The Arizona prejudgment garnishment statutes are unconstitutional within the terms of Mullane v. Central Hanover Bank & Trust Co., 339 U.S. 306, 314, 70 S. Ct. 652, 657, 94 L. Ed. 865 (1950), wherein Justice Jackson in discussing the individual interest sought to be protected by the Fourteenth Amendment stated:

 
"This is defined by our holding that `The fundamental requisite of due process of law is the opportunity to be heard.' (citation).
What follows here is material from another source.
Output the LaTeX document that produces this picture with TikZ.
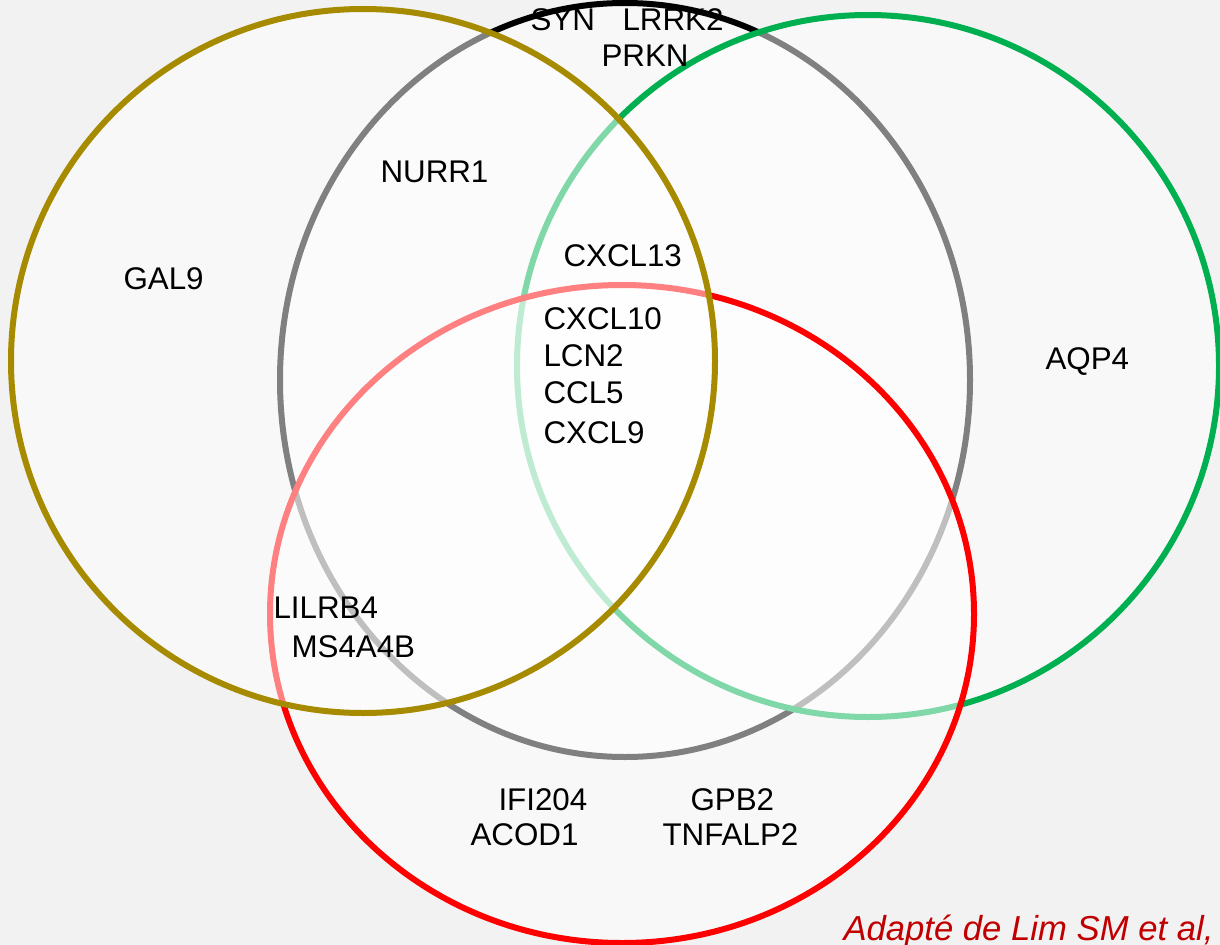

This right to be heard has little reality or worth unless one is informed that the matter is pending and can choose for himself whether to appear or default, acquiesce or contest."

The Supreme Court of the United States on June 13, 1972 declared the Florida replevin statutes unconstitutional in that they authorize a taking of property without prior opportunity to be heard in contravention of the due process clause of the Fourteenth Amendment *1138 in Fuentes v. Shevin, 407 U.S. 67, 92 S. Ct. 1983, 32 L. Ed. 2d 556; Fuentes v. Faircloth, D.C., 317 F. Supp. 954 below.

In Fuentes, the parties had signed a security interest contract providing for repossession. A fortiori, the Arizona garnishment statutes cannot stand under a similar constitutional attack.

This Court, therefore, declares, adjudges and decrees that insofar as the Arizona garnishment statutes A.R.S. 12-1571 to 12-1595 permit prejudgment garnishment without providing the defendant adequate notice and opportunity to be heard, that said statutes violate the due process clause of the Fourteenth Amendment of the United States Constitution.